Which Booker Prize-winner could give Hollywood the boot in the arse it needs and secretly craves? Roddy Doyle, that's who. His Barrytown Trilogy (The Commitments, The Snapper, The Van) is somewhat more consistent than the Godfather Trilogy and less dependent on film tradition. His flicks don't exactly blow Coppola's away, but they're at least as good at sparking a family to rampageous life. It's not images that render Doyle's Dublin Rabbitte clan--it's the talk. Doyle's characters are comets of conversation, a bit like Preston Sturges heroes, daredevilishly suspended in thin plots by sheer velocity and nerve.

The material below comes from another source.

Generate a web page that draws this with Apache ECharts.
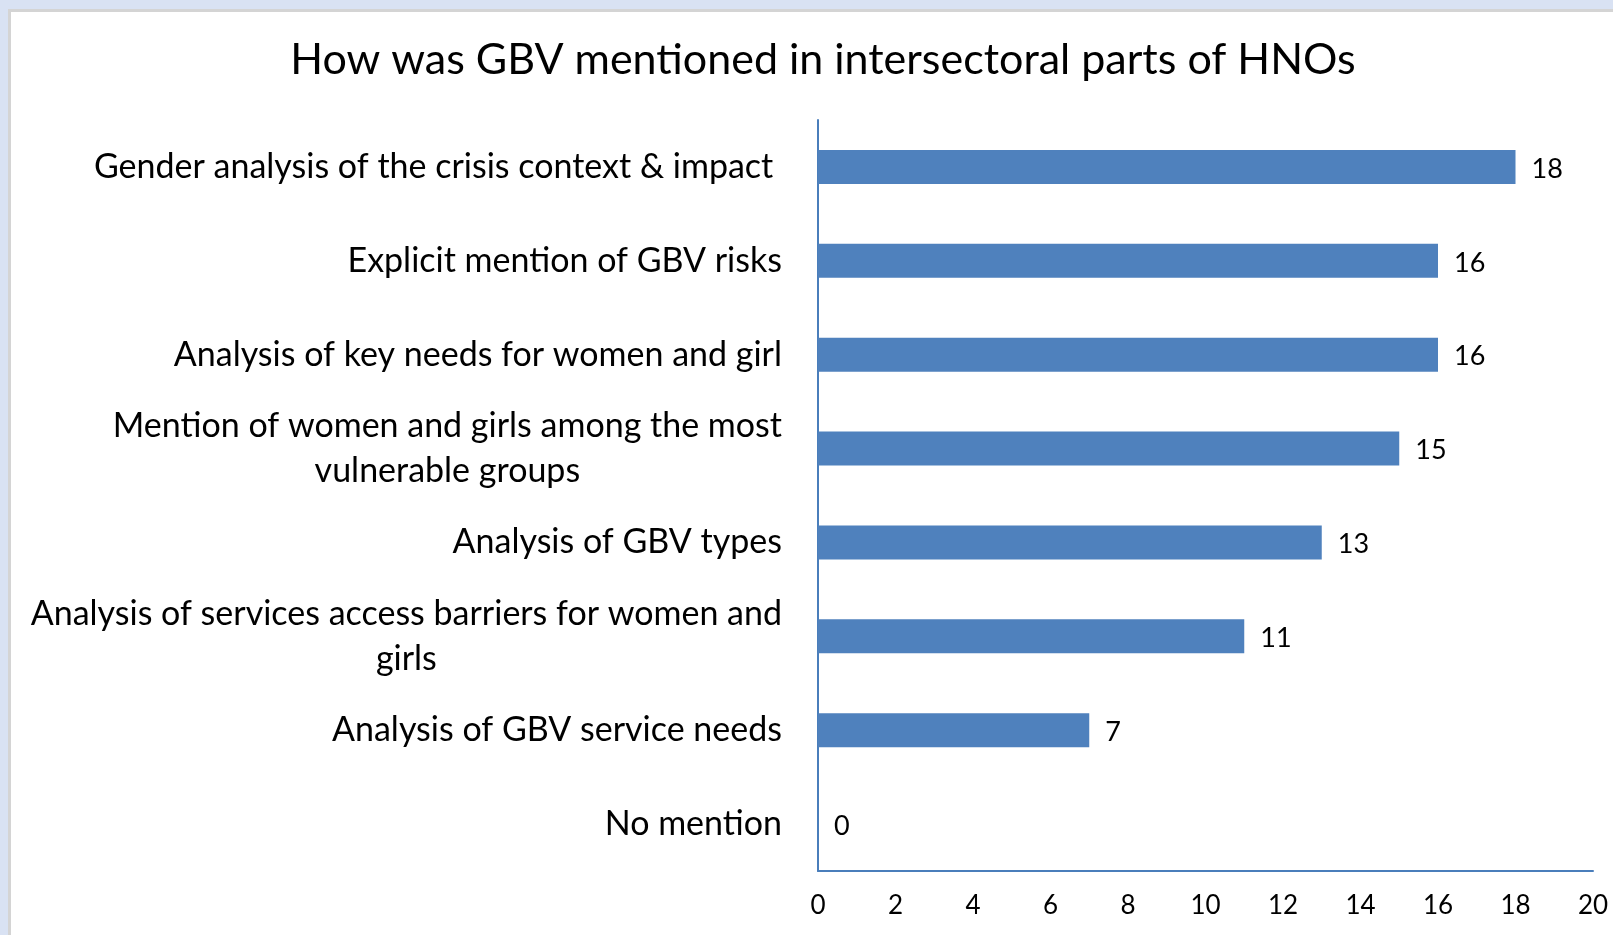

Doyle was a Dublin schoolteacher who poured his students' joie de vivre into a novel, The Commitments (1991), about scrappy Irish dole kids who become a soul band. When publishers returned it unopened, Doyle published it himself; then Alan Parker's posse buffed it into one of the best music movies ever, realer-seeming than the current exquisite memory film Almost Famous. It succeeds because it celebrates failure with integrity. As they say about soul music in the film, "It grabs you by the balls and lifts you above the shite."
The Commitments is the best Doyle film because it has Hollywood polish and story shape, but what makes it great is Doyle's untutored talent for dialogue in a medium dominated by words overprocessed and extruded by studios in terror of an original syllable. The Snapper (1993), made for BBC peanuts by Stephen Frears, a London genius who flops whenever he tries to go Hollywood, is a haphazard tale of unwed Dublin motherhood. Lost from the novel it's based on is the inside tour of the mother's thoughts, but still, it's a pure jolt of Doyle dialogue, uncut by movie pros.